(OBJECTIVE) Beginning with the first line, set down every line through the one containing "from matplotlib.patches import Rectangle", exactly as it appears, but not the pictures.
-=-=-=-=-
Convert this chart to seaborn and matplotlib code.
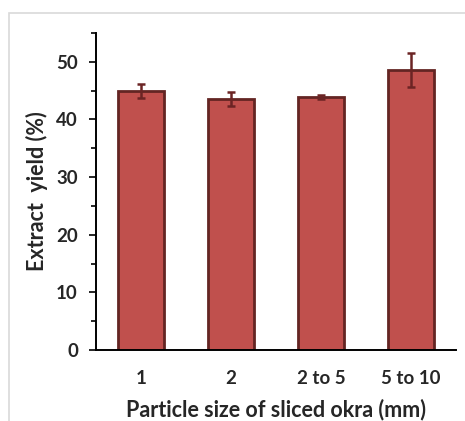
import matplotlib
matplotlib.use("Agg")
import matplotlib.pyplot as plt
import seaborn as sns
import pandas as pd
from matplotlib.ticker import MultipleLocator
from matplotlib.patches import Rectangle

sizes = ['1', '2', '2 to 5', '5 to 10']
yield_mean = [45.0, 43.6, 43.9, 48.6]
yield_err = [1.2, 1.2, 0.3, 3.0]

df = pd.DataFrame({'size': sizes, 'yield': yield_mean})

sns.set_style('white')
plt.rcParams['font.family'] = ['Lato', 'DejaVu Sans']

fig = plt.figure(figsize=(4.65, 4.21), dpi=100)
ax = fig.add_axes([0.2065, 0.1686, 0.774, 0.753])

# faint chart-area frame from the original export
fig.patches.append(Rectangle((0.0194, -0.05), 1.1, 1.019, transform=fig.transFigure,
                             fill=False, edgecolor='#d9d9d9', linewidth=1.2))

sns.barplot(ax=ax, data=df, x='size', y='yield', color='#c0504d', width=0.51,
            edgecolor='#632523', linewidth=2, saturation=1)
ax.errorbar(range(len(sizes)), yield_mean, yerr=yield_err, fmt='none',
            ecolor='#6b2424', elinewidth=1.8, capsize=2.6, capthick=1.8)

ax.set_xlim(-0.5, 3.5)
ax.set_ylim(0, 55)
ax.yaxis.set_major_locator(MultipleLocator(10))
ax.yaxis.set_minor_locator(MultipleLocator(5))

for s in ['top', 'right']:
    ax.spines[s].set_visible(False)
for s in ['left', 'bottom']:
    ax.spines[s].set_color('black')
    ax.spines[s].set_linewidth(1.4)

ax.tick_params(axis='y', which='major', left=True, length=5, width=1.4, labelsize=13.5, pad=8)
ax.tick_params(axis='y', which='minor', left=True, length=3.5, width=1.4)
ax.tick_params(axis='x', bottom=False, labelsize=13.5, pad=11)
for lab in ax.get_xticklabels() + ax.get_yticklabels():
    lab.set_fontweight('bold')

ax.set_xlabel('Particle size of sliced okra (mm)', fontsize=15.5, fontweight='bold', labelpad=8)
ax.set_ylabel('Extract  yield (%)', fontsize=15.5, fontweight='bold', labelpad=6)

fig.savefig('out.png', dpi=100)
-=-=-=-=-
(THE RESPONSE)
Convert this chart to seaborn and matplotlib code.
import matplotlib
matplotlib.use("Agg")
import matplotlib.pyplot as plt
import seaborn as sns
import pandas as pd
from matplotlib.ticker import MultipleLocator
from matplotlib.patches import Rectangle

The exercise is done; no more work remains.